* [Exercise input]:

_ _ _ _ _

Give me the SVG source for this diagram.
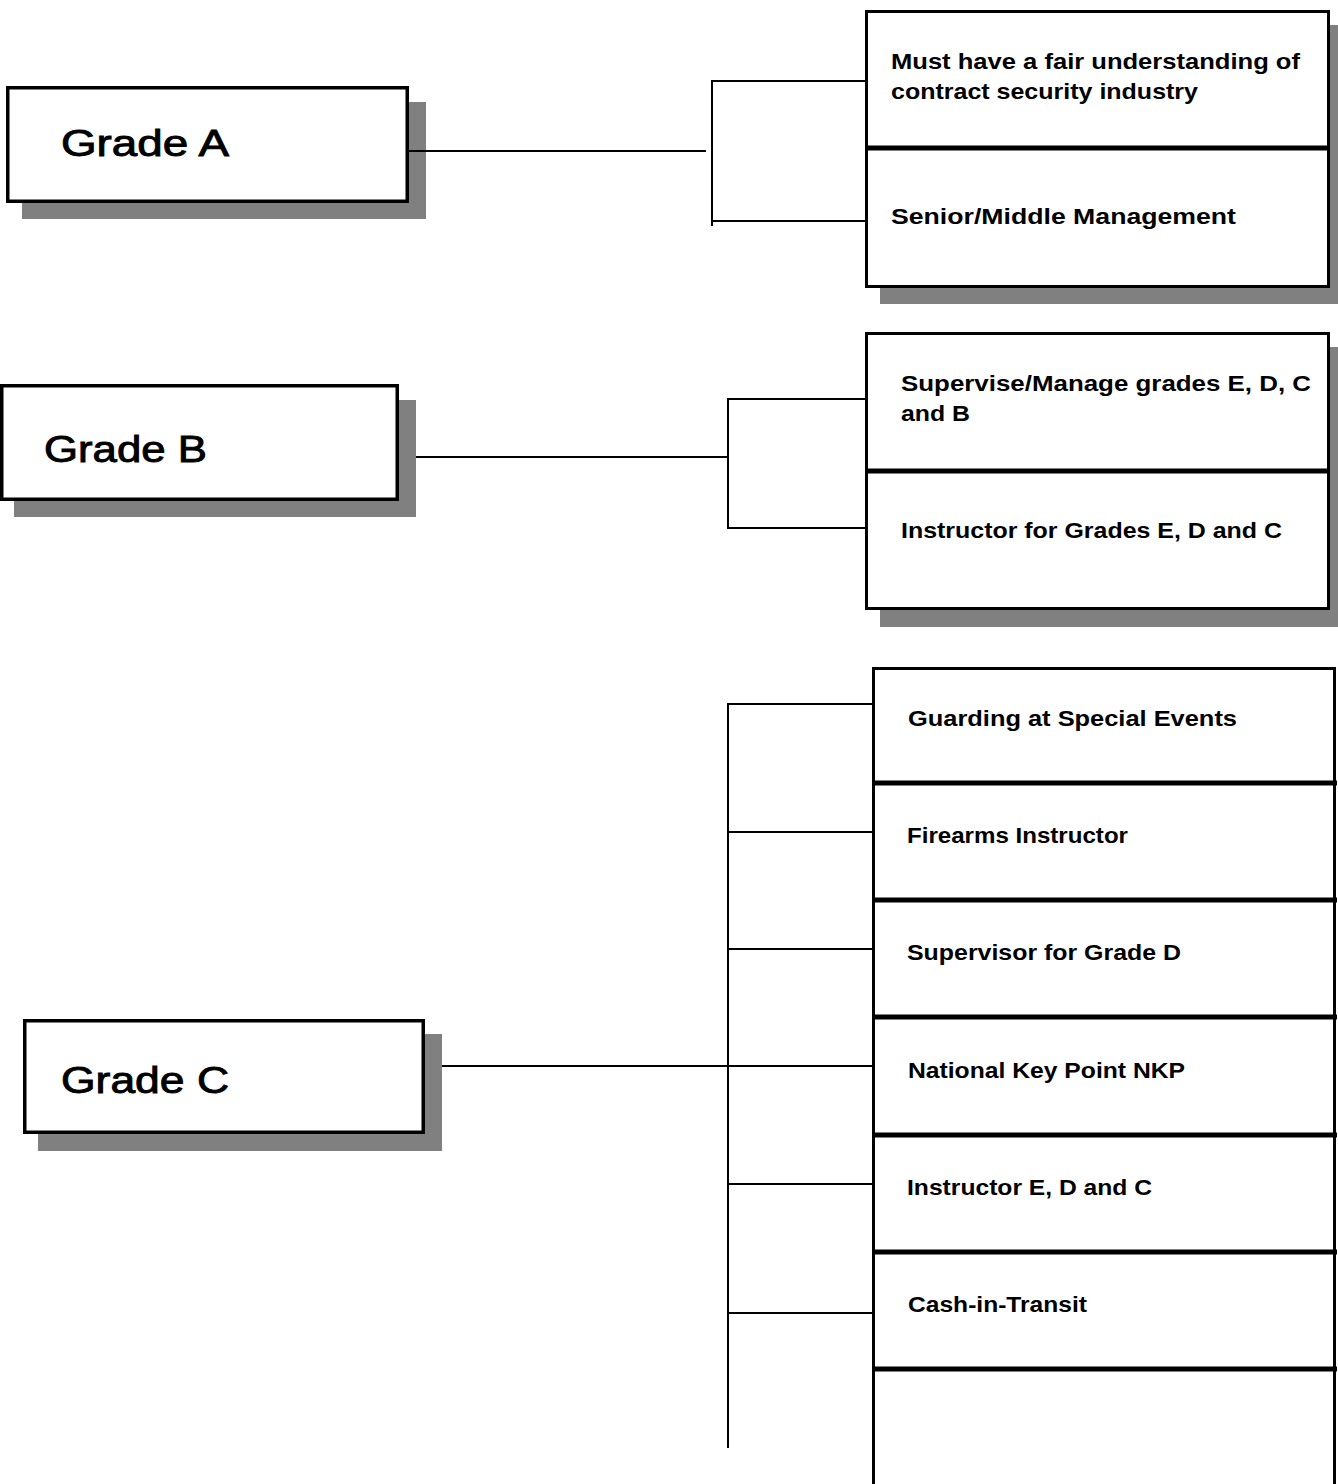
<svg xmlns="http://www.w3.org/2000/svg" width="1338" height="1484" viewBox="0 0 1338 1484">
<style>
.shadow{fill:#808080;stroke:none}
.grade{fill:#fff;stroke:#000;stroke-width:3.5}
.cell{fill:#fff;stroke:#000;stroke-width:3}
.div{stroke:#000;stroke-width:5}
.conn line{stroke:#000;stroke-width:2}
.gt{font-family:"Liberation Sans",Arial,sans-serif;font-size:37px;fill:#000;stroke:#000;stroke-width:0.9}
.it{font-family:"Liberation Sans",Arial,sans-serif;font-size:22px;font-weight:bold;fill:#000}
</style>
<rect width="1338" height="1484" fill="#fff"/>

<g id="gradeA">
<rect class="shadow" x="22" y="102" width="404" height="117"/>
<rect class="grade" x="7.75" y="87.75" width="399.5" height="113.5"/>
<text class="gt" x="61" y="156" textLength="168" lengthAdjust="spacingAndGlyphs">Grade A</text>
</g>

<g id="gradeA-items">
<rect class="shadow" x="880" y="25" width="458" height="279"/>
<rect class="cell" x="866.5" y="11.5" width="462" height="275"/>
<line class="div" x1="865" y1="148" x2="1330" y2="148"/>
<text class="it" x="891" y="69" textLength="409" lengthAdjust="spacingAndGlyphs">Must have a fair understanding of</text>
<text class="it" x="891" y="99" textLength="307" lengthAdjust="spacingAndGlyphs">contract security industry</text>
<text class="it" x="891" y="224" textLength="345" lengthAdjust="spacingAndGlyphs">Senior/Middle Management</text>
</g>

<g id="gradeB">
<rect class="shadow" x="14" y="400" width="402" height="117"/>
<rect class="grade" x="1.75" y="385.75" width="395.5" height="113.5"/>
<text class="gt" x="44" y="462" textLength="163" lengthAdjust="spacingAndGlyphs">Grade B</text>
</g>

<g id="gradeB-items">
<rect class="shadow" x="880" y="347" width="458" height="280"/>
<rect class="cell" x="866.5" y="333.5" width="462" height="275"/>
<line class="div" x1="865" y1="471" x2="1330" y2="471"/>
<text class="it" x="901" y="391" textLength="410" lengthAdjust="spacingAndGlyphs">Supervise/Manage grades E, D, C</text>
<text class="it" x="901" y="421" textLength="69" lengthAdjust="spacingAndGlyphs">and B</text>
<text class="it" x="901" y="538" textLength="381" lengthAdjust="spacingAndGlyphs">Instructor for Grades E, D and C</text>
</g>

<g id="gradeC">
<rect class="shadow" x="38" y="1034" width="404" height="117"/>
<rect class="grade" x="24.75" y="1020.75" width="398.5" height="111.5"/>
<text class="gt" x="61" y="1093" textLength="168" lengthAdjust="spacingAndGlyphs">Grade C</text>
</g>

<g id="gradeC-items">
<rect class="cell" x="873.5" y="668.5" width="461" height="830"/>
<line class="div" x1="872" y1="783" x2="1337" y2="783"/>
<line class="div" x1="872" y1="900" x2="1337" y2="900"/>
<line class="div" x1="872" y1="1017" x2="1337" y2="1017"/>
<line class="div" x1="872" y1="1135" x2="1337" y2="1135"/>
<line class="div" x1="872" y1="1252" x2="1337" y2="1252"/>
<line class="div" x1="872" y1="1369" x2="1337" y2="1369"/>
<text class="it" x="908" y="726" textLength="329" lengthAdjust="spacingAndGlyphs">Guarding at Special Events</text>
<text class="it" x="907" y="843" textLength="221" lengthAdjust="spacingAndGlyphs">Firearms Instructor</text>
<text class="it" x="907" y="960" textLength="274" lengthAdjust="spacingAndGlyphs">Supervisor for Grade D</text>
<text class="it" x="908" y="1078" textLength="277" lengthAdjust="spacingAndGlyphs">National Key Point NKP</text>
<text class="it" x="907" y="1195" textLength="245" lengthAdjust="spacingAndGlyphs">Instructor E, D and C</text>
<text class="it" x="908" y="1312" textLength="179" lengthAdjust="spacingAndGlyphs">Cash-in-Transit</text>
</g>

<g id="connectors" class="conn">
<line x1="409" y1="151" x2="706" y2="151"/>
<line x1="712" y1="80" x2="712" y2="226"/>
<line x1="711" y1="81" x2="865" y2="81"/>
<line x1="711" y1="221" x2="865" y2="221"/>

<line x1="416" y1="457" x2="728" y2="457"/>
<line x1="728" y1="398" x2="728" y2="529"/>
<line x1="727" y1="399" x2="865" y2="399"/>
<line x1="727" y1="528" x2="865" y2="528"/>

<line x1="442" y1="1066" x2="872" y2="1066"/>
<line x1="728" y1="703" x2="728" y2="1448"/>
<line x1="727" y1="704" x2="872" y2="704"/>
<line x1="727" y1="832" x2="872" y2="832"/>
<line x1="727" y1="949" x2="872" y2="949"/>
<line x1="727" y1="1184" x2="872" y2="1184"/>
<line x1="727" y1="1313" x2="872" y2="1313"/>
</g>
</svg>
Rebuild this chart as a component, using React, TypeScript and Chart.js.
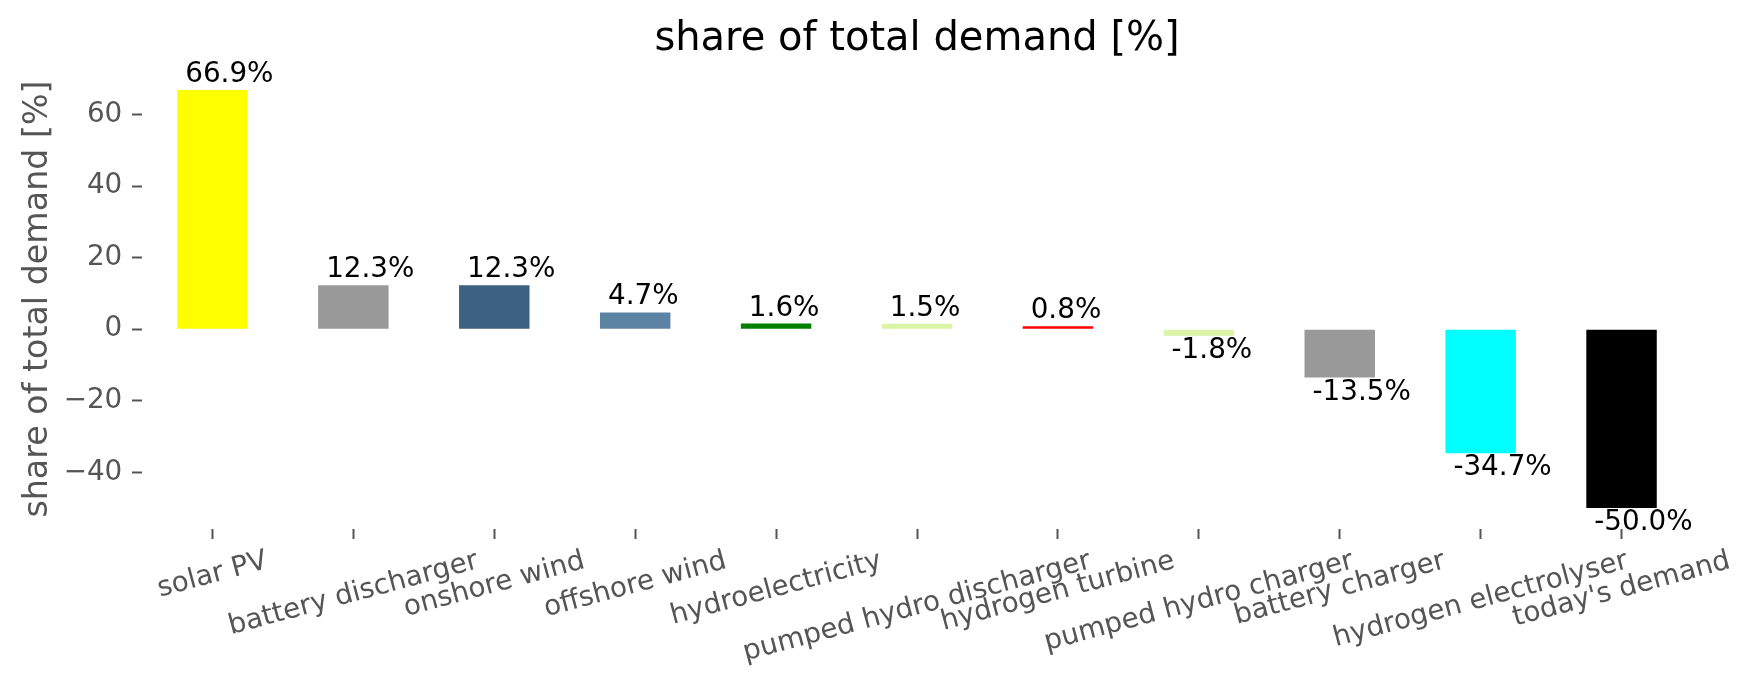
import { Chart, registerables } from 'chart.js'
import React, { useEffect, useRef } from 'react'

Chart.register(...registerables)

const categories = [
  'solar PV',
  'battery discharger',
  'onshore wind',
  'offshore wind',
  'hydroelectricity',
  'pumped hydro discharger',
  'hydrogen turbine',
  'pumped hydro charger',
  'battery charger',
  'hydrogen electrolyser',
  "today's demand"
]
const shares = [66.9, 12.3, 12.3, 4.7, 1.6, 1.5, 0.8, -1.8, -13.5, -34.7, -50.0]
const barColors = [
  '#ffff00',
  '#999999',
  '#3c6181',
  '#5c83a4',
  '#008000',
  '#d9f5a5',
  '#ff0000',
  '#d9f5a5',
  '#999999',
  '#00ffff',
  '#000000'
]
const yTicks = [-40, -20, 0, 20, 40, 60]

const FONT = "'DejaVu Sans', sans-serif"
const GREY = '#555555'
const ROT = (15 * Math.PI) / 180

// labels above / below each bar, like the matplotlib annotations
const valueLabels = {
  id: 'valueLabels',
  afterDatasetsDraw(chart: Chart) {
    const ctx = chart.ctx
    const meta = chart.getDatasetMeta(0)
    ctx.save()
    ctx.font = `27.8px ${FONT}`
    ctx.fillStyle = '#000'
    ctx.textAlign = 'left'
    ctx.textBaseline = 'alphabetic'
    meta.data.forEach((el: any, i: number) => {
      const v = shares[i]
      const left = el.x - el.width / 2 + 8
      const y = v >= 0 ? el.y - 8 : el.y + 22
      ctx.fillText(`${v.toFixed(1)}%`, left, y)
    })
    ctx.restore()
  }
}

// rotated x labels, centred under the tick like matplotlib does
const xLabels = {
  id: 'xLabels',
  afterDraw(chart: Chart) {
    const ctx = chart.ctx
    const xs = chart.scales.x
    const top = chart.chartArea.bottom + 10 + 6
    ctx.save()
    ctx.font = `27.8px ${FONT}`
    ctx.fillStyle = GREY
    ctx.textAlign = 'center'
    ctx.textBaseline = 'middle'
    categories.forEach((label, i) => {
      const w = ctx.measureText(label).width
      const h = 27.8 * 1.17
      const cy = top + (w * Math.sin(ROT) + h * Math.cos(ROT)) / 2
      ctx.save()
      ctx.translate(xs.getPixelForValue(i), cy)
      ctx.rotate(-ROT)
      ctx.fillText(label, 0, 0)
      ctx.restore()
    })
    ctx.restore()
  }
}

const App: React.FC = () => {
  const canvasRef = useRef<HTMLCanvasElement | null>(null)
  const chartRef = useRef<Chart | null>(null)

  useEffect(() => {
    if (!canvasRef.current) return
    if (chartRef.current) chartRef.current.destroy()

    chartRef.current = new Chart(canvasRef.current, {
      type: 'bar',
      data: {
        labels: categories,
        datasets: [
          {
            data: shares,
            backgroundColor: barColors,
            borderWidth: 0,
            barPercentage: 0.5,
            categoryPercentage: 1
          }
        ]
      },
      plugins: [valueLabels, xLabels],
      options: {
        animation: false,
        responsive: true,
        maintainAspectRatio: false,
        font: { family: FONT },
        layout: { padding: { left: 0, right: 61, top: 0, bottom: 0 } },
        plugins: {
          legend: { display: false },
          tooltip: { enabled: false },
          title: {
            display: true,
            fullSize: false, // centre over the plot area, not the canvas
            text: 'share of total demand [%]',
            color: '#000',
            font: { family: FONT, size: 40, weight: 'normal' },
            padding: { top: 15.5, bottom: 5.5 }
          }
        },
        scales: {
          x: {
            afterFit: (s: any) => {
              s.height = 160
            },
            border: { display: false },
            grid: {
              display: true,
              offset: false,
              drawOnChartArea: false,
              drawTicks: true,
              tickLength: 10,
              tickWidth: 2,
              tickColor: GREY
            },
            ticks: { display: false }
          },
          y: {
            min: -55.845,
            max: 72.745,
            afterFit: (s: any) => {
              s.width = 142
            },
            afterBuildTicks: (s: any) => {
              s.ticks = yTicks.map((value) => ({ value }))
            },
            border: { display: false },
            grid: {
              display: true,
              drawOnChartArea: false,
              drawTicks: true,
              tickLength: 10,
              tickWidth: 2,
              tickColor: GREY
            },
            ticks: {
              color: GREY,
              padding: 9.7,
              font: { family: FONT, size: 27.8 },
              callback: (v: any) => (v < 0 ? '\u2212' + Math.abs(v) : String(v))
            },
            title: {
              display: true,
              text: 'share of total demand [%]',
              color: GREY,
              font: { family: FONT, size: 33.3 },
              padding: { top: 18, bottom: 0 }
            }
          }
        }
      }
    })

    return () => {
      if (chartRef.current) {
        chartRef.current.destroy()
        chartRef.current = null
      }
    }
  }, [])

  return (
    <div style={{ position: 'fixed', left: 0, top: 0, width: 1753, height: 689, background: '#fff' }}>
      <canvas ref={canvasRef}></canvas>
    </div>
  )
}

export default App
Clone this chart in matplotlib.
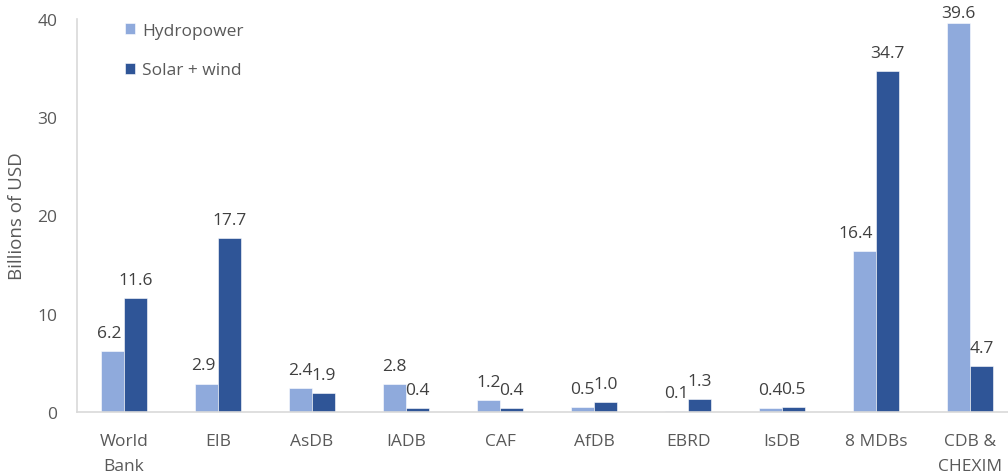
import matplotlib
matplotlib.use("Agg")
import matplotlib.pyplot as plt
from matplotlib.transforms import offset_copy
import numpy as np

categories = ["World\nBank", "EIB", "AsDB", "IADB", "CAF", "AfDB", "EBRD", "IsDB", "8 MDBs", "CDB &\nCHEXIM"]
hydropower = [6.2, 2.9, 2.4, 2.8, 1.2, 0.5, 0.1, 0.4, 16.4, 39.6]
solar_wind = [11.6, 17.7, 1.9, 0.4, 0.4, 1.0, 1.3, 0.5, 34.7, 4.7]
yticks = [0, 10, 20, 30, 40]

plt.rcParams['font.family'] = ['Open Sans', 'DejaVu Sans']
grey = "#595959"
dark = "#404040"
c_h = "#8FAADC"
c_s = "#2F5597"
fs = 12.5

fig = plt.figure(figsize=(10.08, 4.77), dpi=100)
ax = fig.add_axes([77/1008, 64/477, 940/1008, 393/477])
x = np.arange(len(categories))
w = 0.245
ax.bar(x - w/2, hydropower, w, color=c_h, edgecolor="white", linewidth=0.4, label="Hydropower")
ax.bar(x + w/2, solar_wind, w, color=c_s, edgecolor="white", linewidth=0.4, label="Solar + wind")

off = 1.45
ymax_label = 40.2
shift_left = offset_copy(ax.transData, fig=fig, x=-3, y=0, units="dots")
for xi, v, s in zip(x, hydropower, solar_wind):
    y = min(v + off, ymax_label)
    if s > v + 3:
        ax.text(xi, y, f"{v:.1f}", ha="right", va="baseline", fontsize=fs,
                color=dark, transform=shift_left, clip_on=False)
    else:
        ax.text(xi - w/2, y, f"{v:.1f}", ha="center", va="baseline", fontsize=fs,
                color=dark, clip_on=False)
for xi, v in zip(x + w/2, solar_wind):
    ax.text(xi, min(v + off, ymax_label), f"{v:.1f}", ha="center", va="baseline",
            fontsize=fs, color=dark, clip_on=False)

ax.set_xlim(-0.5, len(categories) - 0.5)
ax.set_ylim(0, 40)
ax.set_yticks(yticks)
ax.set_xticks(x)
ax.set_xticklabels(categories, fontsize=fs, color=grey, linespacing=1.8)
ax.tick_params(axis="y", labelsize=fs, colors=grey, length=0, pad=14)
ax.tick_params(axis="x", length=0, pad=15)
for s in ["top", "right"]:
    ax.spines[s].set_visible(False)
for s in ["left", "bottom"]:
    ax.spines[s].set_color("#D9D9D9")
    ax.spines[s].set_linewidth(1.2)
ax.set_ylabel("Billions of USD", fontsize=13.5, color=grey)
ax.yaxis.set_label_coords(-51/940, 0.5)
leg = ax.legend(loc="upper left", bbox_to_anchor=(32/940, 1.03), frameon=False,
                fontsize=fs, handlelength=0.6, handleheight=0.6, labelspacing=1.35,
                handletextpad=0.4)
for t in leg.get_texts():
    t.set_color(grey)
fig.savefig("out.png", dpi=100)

_ _ _ _ _

* [Written request]:
Exactly as they appear, write out the lines from the one containing "Clone this chart in matplotlib." down to the one containing "import numpy as np", both included. Pictures are left out.

* [Output for this task]:
Clone this chart in matplotlib.
import matplotlib
matplotlib.use("Agg")
import matplotlib.pyplot as plt
from matplotlib.transforms import offset_copy
import numpy as np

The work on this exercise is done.